(Stored dataset items)
- - - -

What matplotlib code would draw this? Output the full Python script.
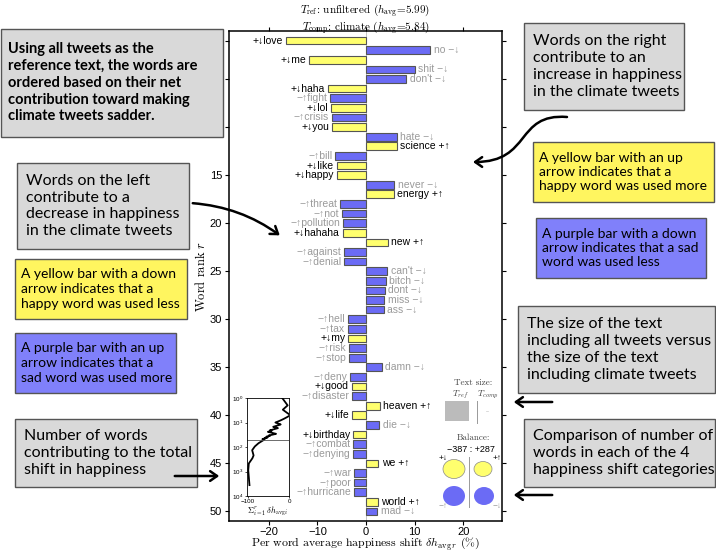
import numpy as np
import matplotlib
matplotlib.use('Agg')
import matplotlib.pyplot as plt
from matplotlib.patches import Rectangle, Ellipse, FancyArrowPatch
from matplotlib.path import Path

plt.rcParams['font.family'] = ['Liberation Sans', 'DejaVu Sans']
plt.rcParams['mathtext.fontset'] = 'cm'
plt.rcParams['axes.unicode_minus'] = True

# word shift data, rank order
words = ['love', 'no', 'me', 'shit', "don't", 'haha', 'fight', 'lol', 'crisis', 'you',
         'hate', 'science', 'bill', 'like', 'happy', 'never', 'energy', 'threat', 'not', 'pollution',
         'hahaha', 'new', 'against', 'denial', "can't", 'bitch', 'dont', 'miss', 'ass', 'hell',
         'tax', 'my', 'risk', 'stop', 'damn', 'deny', 'good', 'disaster', 'heaven', 'life',
         'die', 'birthday', 'combat', 'denying', 'we', 'war', 'poor', 'hurricane', 'world', 'mad']
shifts = [-16.5, 13.2, -11.7, 10.0, 8.3, -7.8, -7.4, -7.1, -7.0, -7.0,
          6.4, 6.4, -6.3, -6.0, -5.9, 5.8, 5.7, -5.3, -5.0, -4.8,
          -4.8, 4.5, -4.5, -4.5, 4.4, 4.1, 3.9, 3.8, 3.7, -3.7,
          -3.7, -3.6, -3.5, -3.4, 3.3, -3.2, -2.9, -2.9, 2.9, -2.8,
          2.7, -2.6, -2.6, -2.6, 2.5, -2.4, -2.4, -2.4, 2.4, 2.3]
# True = happy word (yellow), False = sad word (purple)
happy = [True, False, True, False, False, True, False, True, False, True,
         False, True, False, True, True, False, True, False, False, False,
         True, True, False, False, False, False, False, False, False, False,
         False, True, False, False, False, False, True, False, True, True,
         False, True, False, False, True, False, False, False, True, False]

# cumulative shift beyond rank 50
tail_rank = [70, 95, 135, 220, 290, 470, 890, 1700, 3600]
tail_sum = [-74, -83, -89.5, -86, -89, -97.6, -99, -97.6, -96]

YELLOW = '#FFFF6E'
PURPLE = '#6B6BF5'
GRAY_TXT = '#9A9A9A'

W, H = 716, 553
fig = plt.figure(figsize=(W / 100, H / 100), dpi=100)

ax = fig.add_axes([229 / W, 1 - 521 / H, 273 / W, 490 / H])
ranks = np.arange(1, len(words) + 1)
cols = [YELLOW if h else PURPLE for h in happy]
ax.barh(ranks, shifts, height=0.8, color=cols, edgecolor='#555555', linewidth=0.8, zorder=2)
ax.axvline(0, color='#bbbbbb', lw=0.6, zorder=1)

for r, w, s, h in zip(ranks, words, shifts, happy):
    sign = '+' if h else '\u2212'
    if s < 0:
        arrow = '\u2193' if h else '\u2191'
        lab = sign + arrow + w
        ax.text(s - 0.6, r, lab, ha='right', va='center', fontsize=7.5,
                color='black' if h else GRAY_TXT)
    else:
        arrow = '\u2191' if h else '\u2193'
        lab = w + ' ' + sign + arrow
        ax.text(s + 0.7, r, lab, ha='left', va='center', fontsize=7.5,
                color='black' if h else GRAY_TXT)

ax.set_xlim(-28.2, 28)
ax.set_ylim(51, 0)
ax.set_xticks([-20, -10, 0, 10, 20])
ax.set_yticks([1, 5, 10, 15, 20, 25, 30, 35, 40, 45, 50])
ax.tick_params(direction='out', length=3, width=0.8, labelsize=8, pad=2,
               top=True, right=True, labeltop=False, labelright=False)
ax.tick_params(axis='x', pad=1.2)
for sp in ax.spines.values():
    sp.set_linewidth(1.1)
ax.set_xlabel('Per word average happiness shift $\\delta h_{{\\rm avg}\\,r}$ (%)',
              family='cmr10', fontsize=8.5, labelpad=-0.3)
ax.set_ylabel('Word rank $r$', family='cmr10', fontsize=9, labelpad=1)
ax.set_title('$T_{\\rm ref}$: unfiltered ($h_{\\rm avg}$=5.99)\n'
             '$T_{\\rm comp}$: climate ($h_{\\rm avg}$=5.84)',
             family='cmr10', fontsize=8, pad=1, linespacing=1.0)

# inset: cumulative sum
ins = fig.add_axes([247 / W, 1 - 496 / H, 42 / W, 98 / H])
cum_r = list(ranks) + tail_rank
cum_s = list(np.cumsum(shifts)) + tail_sum
ins.plot(cum_s, cum_r, color='black', lw=1.3)
ins.axhline(50, color='#555555', lw=0.6)
ins.set_yscale('log')
ins.set_ylim(1e4, 1)
ins.set_xlim(-102, 0)
ins.set_yticks([1, 10, 100, 1000, 10000])
ins.set_xticks([-100, 0])
ins.minorticks_off()
ins.tick_params(labelsize=4.5, length=1.5, width=0.5, pad=1)
for sp in ins.spines.values():
    sp.set_linewidth(0.6)
ins.set_xlabel('$\\Sigma_{i=1}^{r}\\,\\delta h_{{\\rm avg}\\,i}$', fontsize=6, labelpad=0.5)

# overlay in pixel coordinates for annotations
ov = fig.add_axes([0, 0, 1, 1])
ov.set_xlim(0, W)
ov.set_ylim(H, 0)
ov.axis('off')

BOXFONT = 'Lato'


def box(x0, y0, x1, y1, color, lines, bold=False, fs=11.5, dx=9):
    ov.add_patch(Rectangle((x0, y0), x1 - x0, y1 - y0, facecolor=color,
                           edgecolor='#555555', lw=1.0))
    ov.text(x0 + dx, (y0 + y1) / 2, lines, ha='left', va='center', family=BOXFONT,
            fontsize=fs, fontweight='bold' if bold else 'normal', linespacing=1.25)


BOXGRAY = '#D9D9D9'
BOXYEL = '#FFF55F'
BOXPUR = '#8080FA'

box(1, 29, 223, 137, BOXGRAY, 'Using all tweets as the\nreference text, the words are\n'
    'ordered based on their net\ncontribution toward making\nclimate tweets sadder.',
    bold=True, fs=10.5, dx=7)
box(17, 163, 189, 249, BOXGRAY, 'Words on the left\ncontribute to a\n'
    'decrease in happiness\nin the climate tweets')
box(15, 259, 187, 319, BOXYEL, 'A yellow bar with a down\narrow indicates that a\n'
    'happy word was used less', fs=10, dx=6)
box(15, 333, 176, 393, BOXPUR, 'A purple bar with an up\narrow indicates that a\n'
    'sad word was used more', fs=10, dx=6)
box(15, 419, 197, 487, BOXGRAY, 'Number of words\ncontributing to the total\n'
    'shift in happiness')
box(524, 23, 684, 110, BOXGRAY, 'Words on the right\ncontribute to an\n'
    'increase in happiness\nin the climate tweets')
box(533, 142, 714, 202, BOXYEL, 'A yellow bar with an up\narrow indicates that a\n'
    'happy word was used more', fs=10, dx=6)
box(536, 218, 706, 278, BOXPUR, 'A purple bar with a down\narrow indicates that a sad\n'
    'word was used less', fs=10, dx=6)
box(518, 306, 715, 393, BOXGRAY, 'The size of the text\nincluding all tweets versus\n'
    'the size of the text\nincluding climate tweets')
box(524, 419, 715, 487, BOXGRAY, 'Comparison of number of\nwords in each of the 4\n'
    'happiness shift categories')

akw = dict(arrowstyle='->,head_length=5,head_width=3.5', color='black', lw=1.8)
s_path = Path([(567, 117), (515, 113), (532, 162), (473, 162)],
              [Path.MOVETO, Path.CURVE4, Path.CURVE4, Path.CURVE4])
ov.add_patch(FancyArrowPatch(path=s_path, **akw))
ov.add_patch(FancyArrowPatch((190, 203), (282, 237), connectionstyle='arc3,rad=-0.15', **akw))
ov.add_patch(FancyArrowPatch((172, 476), (222, 476), **akw))
ov.add_patch(FancyArrowPatch((555, 402), (511, 402), **akw))
ov.add_patch(FancyArrowPatch((555, 495), (511, 495), **akw))

# text size and balance glyphs
ov.text(473, 383, 'Text size:', family='cmr10', fontsize=6.5, ha='center', va='center', color='#444444')
ov.text(460, 395, '$T_{ref}$', fontsize=6.5, ha='center', va='center', color='#444444')
ov.text(488, 395, '$T_{comp}$', fontsize=6.5, ha='center', va='center', color='#444444')
ov.add_patch(Rectangle((445, 401), 24, 20, facecolor='#BBBBBB', edgecolor='none'))
ov.plot([477, 477], [401, 423], color='#999999', lw=0.7)
ov.plot([486, 488], [411, 411], color='#cccccc', lw=0.5)

ov.text(473, 438, 'Balance:', family='cmr10', fontsize=6.5, ha='center', va='center', color='#444444')
ov.text(471, 450, '\u2212387 : +287', fontsize=6.5, ha='center', va='center', color='black')
ov.plot([469, 469], [457, 507], color='#999999', lw=0.7)
ov.add_patch(Ellipse((454, 469), 22, 19, facecolor=YELLOW, edgecolor='#888888', lw=0.5))
ov.add_patch(Ellipse((483, 469), 18, 15, facecolor=YELLOW, edgecolor='#888888', lw=0.5))
ov.add_patch(Ellipse((454, 496), 22, 20, facecolor=PURPLE, edgecolor='none'))
ov.add_patch(Ellipse((484, 496), 20, 18, facecolor=PURPLE, edgecolor='none'))
ov.text(443, 459, '+\u2193', fontsize=6, ha='center', va='center')
ov.text(497, 459, '+\u2191', fontsize=6, ha='center', va='center')
ov.text(443, 507, '\u2212\u2191', fontsize=6, ha='center', va='center', color=GRAY_TXT)
ov.text(497, 507, '\u2212\u2193', fontsize=6, ha='center', va='center', color=GRAY_TXT)

fig.savefig('out.png', dpi=100)
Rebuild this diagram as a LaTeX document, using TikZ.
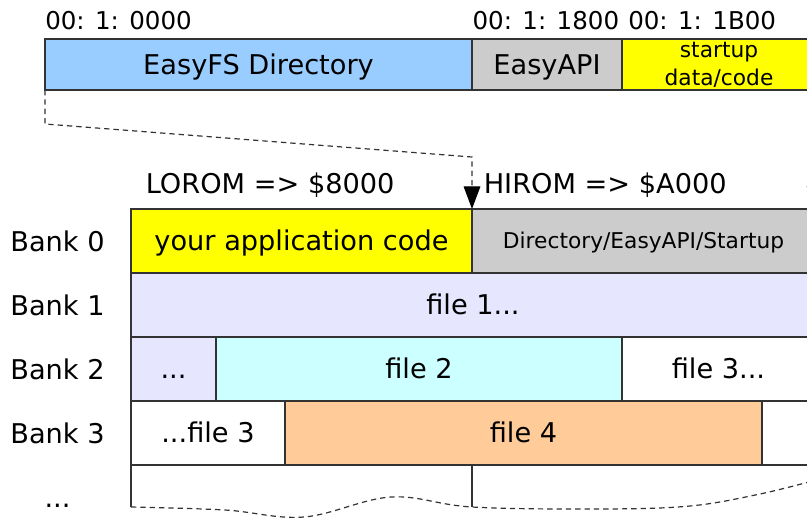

- - - -

Please reproduce the listing exactly from its opening line through the line that contains "plt.rcParams['axes.unicode_minus'] = True", both included, with all pictures omitted.

PROBLEM SOLUTION:
What matplotlib code would draw this? Output the full Python script.
import numpy as np
import matplotlib
matplotlib.use('Agg')
import matplotlib.pyplot as plt
from matplotlib.patches import Rectangle, Ellipse, FancyArrowPatch
from matplotlib.path import Path

plt.rcParams['font.family'] = ['Liberation Sans', 'DejaVu Sans']
plt.rcParams['mathtext.fontset'] = 'cm'
plt.rcParams['axes.unicode_minus'] = True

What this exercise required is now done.